- DATA PROVIDED -
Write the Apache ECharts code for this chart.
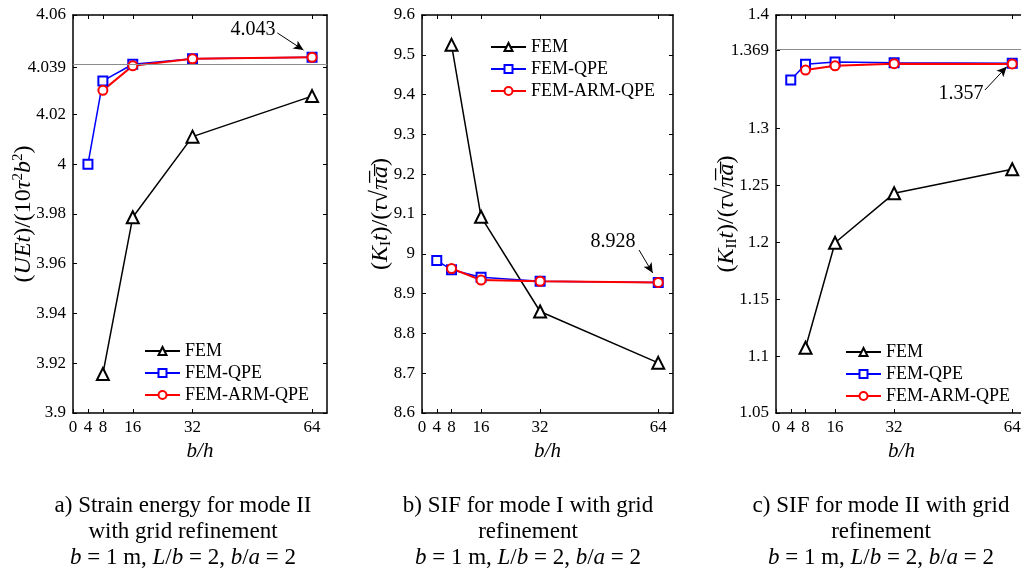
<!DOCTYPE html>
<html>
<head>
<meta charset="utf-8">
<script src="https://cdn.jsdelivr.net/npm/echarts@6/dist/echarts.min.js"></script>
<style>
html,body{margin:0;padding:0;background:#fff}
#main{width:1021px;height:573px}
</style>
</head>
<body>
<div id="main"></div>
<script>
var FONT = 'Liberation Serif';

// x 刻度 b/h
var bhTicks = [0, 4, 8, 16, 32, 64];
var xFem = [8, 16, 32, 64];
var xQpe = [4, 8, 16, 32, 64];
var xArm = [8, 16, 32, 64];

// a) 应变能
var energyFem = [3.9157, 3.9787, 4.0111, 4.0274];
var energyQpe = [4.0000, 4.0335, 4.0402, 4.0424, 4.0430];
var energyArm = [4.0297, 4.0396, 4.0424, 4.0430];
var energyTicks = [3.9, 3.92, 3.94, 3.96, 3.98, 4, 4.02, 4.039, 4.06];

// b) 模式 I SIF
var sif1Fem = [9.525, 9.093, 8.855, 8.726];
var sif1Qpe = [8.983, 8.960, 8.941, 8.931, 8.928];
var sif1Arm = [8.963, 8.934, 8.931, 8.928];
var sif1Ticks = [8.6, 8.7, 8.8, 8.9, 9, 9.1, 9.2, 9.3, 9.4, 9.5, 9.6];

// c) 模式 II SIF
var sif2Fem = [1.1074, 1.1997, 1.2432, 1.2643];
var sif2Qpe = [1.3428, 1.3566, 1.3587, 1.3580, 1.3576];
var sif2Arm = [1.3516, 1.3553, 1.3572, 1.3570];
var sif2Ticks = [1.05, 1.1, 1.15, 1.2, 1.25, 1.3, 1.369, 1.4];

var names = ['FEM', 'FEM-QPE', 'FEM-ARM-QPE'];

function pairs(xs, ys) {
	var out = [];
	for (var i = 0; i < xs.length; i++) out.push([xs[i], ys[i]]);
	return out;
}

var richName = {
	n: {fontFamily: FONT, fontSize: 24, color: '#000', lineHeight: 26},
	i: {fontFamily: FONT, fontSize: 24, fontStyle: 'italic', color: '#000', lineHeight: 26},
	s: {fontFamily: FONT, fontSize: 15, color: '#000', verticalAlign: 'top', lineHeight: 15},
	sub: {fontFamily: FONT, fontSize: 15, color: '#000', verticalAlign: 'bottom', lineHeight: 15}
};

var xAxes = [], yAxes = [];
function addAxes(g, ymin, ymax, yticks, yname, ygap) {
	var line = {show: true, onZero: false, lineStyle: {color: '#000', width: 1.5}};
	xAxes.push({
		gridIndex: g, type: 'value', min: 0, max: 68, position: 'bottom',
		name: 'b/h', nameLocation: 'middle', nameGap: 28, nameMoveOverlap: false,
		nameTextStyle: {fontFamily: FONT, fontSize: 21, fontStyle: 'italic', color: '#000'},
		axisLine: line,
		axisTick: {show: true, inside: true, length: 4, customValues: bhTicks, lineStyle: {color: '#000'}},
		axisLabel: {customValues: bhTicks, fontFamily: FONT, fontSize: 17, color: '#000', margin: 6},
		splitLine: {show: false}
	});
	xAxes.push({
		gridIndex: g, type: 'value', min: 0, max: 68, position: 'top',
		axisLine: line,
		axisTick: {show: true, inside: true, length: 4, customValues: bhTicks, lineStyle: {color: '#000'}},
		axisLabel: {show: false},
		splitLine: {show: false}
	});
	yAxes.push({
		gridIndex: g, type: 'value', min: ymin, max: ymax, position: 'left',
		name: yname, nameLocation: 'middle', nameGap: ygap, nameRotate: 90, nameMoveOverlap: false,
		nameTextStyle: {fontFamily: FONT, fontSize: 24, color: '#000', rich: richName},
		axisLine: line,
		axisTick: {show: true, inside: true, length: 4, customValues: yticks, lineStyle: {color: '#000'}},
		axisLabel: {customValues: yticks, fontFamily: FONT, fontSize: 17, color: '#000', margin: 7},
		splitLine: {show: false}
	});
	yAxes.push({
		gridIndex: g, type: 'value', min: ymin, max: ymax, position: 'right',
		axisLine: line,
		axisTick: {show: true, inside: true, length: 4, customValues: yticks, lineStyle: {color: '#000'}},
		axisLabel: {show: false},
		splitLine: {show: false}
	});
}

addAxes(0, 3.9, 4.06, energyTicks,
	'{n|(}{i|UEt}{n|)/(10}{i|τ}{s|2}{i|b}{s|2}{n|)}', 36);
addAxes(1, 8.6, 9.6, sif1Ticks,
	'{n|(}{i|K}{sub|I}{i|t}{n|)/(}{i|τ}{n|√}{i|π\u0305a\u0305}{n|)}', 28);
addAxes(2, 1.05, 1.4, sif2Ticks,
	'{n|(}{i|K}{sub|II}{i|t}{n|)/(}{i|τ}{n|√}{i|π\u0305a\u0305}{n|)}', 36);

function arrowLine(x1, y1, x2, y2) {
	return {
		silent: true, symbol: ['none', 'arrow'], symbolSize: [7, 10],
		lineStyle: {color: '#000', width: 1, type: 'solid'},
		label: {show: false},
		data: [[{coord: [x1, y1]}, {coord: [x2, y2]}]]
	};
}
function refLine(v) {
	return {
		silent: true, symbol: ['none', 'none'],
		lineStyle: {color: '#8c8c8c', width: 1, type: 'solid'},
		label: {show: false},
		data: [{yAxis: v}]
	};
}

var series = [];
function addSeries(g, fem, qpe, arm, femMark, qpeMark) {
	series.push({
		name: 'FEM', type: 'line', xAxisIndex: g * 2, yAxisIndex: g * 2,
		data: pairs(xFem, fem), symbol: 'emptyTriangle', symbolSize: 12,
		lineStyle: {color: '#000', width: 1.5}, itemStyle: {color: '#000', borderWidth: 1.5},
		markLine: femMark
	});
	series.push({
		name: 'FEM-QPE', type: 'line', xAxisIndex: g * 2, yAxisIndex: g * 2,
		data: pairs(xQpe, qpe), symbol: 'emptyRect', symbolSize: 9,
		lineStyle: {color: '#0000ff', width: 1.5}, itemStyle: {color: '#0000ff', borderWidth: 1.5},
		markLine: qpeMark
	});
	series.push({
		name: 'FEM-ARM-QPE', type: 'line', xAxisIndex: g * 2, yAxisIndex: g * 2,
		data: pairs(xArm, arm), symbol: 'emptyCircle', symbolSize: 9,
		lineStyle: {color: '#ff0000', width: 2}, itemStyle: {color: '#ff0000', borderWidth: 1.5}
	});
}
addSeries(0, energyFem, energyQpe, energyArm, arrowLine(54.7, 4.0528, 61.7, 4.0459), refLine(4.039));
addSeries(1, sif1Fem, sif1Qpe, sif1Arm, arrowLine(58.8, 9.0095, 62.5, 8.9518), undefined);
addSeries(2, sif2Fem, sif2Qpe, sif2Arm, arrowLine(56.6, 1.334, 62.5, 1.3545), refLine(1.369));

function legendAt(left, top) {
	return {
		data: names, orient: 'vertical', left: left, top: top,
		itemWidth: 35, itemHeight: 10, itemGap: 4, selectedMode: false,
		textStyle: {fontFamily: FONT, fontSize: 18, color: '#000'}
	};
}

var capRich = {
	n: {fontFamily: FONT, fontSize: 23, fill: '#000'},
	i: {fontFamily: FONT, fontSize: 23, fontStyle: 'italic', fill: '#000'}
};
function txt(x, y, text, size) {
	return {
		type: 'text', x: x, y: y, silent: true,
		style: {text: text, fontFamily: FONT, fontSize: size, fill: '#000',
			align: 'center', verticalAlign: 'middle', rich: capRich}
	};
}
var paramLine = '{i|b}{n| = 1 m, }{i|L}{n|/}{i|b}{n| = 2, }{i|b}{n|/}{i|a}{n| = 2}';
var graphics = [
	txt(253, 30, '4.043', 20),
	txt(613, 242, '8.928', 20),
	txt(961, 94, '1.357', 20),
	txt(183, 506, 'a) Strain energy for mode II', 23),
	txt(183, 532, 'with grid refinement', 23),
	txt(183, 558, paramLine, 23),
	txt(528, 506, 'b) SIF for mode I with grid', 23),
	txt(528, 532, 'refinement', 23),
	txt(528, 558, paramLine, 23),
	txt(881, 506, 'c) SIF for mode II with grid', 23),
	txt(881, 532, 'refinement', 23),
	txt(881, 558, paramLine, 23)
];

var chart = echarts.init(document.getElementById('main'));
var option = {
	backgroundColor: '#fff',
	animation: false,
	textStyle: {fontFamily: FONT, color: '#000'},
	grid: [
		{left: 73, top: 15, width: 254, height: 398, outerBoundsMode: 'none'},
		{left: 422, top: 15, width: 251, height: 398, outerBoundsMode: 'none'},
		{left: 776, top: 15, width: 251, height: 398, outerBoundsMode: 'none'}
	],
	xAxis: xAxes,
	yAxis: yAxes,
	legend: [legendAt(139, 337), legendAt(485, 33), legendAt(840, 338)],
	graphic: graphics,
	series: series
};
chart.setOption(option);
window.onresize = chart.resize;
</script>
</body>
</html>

- TO BE DONE -
Everything from the top line of the data down to and including the line with "9.4, 9.5, 9.6];" is to be copied, except the pictures.

- ANSWER TO THE TASK -
Write the Apache ECharts code for this chart.
<!DOCTYPE html>
<html>
<head>
<meta charset="utf-8">
<script src="https://cdn.jsdelivr.net/npm/echarts@6/dist/echarts.min.js"></script>
<style>
html,body{margin:0;padding:0;background:#fff}
#main{width:1021px;height:573px}
</style>
</head>
<body>
<div id="main"></div>
<script>
var FONT = 'Liberation Serif';

// x 刻度 b/h
var bhTicks = [0, 4, 8, 16, 32, 64];
var xFem = [8, 16, 32, 64];
var xQpe = [4, 8, 16, 32, 64];
var xArm = [8, 16, 32, 64];

// a) 应变能
var energyFem = [3.9157, 3.9787, 4.0111, 4.0274];
var energyQpe = [4.0000, 4.0335, 4.0402, 4.0424, 4.0430];
var energyArm = [4.0297, 4.0396, 4.0424, 4.0430];
var energyTicks = [3.9, 3.92, 3.94, 3.96, 3.98, 4, 4.02, 4.039, 4.06];

// b) 模式 I SIF
var sif1Fem = [9.525, 9.093, 8.855, 8.726];
var sif1Qpe = [8.983, 8.960, 8.941, 8.931, 8.928];
var sif1Arm = [8.963, 8.934, 8.931, 8.928];
var sif1Ticks = [8.6, 8.7, 8.8, 8.9, 9, 9.1, 9.2, 9.3, 9.4, 9.5, 9.6];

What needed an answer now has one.